PROBLEM TO WORK ON:
Leave the pictures out and quote every line from the start of the listing to the line with "import plotly.graph_objects as go", inclusive.

GIVEN DATA:
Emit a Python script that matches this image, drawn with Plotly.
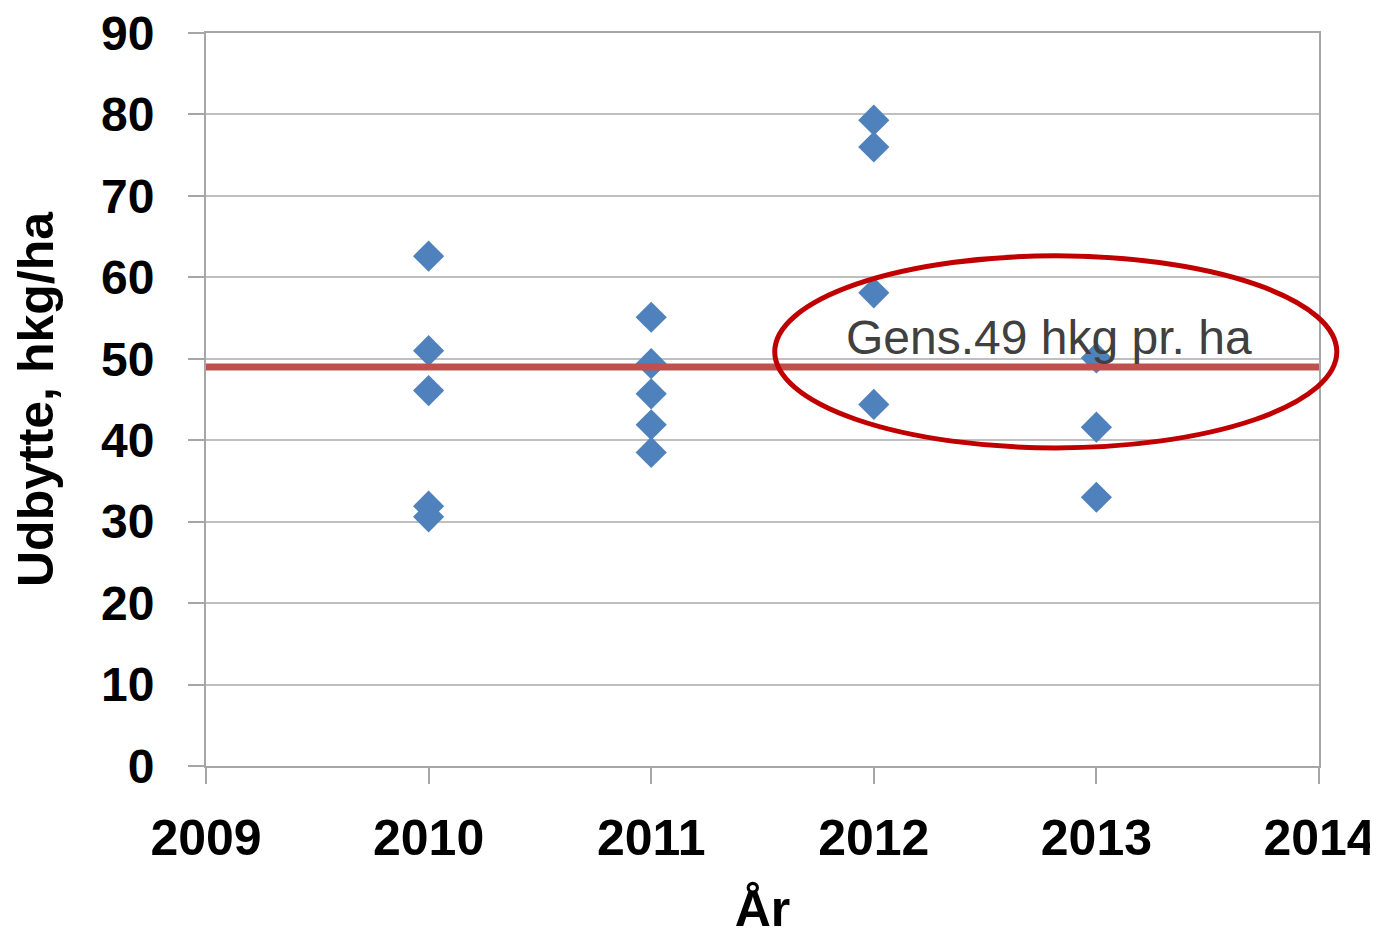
import plotly.graph_objects as go

# Data
years_2010 = [2010, 2010, 2010, 2010, 2010]
yield_2010 = [62.6, 51.0, 46.1, 31.9, 30.6]
years_2011 = [2011, 2011, 2011, 2011, 2011]
yield_2011 = [55.1, 49.4, 45.7, 41.9, 38.5]
years_2012 = [2012, 2012, 2012, 2012]
yield_2012 = [79.3, 76.0, 58.1, 44.4]
years_2013 = [2013, 2013, 2013]
yield_2013 = [50.1, 41.6, 33.0]

mean_x = [2009, 2014]
mean_y = [49, 49]

x_ticks = [2009, 2010, 2011, 2012, 2013, 2014]
y_ticks = [0, 10, 20, 30, 40, 50, 60, 70, 80, 90]

all_x = years_2010 + years_2011 + years_2012 + years_2013
all_y = yield_2010 + yield_2011 + yield_2012 + yield_2013

fig = go.Figure()
fig.add_trace(go.Scatter(
    x=all_x, y=all_y, mode="markers",
    marker=dict(symbol="diamond", size=24, color="#4F81BD", line=dict(width=0)),
    showlegend=False, cliponaxis=False,
))
fig.add_trace(go.Scatter(
    x=mean_x, y=mean_y, mode="lines",
    line=dict(color="#C0504D", width=7),
    showlegend=False,
))

xfont = dict(family="Liberation Sans", size=50, color="#000000", weight="bold")
yfont = dict(family="Liberation Sans", size=48, color="#000000", weight="bold")

fig.update_layout(
    width=1370, height=929,
    margin=dict(l=198, r=59, t=25, b=171),
    paper_bgcolor="white", plot_bgcolor="white",
    xaxis=dict(
        range=[2009, 2014], tickvals=x_ticks, ticktext=[str(v) for v in x_ticks],
        showgrid=False, zeroline=False, automargin=False,
        showline=True, linecolor="#A6A6A6", linewidth=2, mirror=True,
        ticks="outside", ticklen=16, tickwidth=2, tickcolor="#A6A6A6",
        tickfont=xfont, ticklabelstandoff=11, ticklabeloverflow="allow",
        title=dict(text="År", font=xfont, standoff=36),
    ),
    yaxis=dict(
        range=[0, 90], tickvals=y_ticks,
        showgrid=True, gridcolor="#BFBFBF", gridwidth=2, zeroline=False, automargin=False,
        showline=True, linecolor="#A6A6A6", linewidth=2, mirror=True,
        ticks="outside", ticklen=16, tickwidth=2, tickcolor="#A6A6A6",
        tickfont=yfont, ticklabelstandoff=24, ticklabeloverflow="allow",
        title=dict(text="Udbytte, hkg/ha", font=dict(family="Liberation Sans", size=50, color="#000000", weight="bold"), standoff=36),
    ),
    shapes=[dict(
        type="circle", xref="paper", yref="paper",
        x0=0.511, x1=1.016, y0=0.434, y1=0.696,
        line=dict(color="#C00000", width=5), fillcolor="rgba(0,0,0,0)",
    )],
    annotations=[dict(
        xref="paper", yref="paper", x=0.757, y=0.584,
        text="Gens.49 hkg pr. ha", showarrow=False,
        font=dict(family="Liberation Sans", size=48, color="#404040"),
        xanchor="center", yanchor="middle",
    )],
)

fig.write_html("out.html")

RESULT OF THIS TASK:
Emit a Python script that matches this image, drawn with Plotly.
import plotly.graph_objects as go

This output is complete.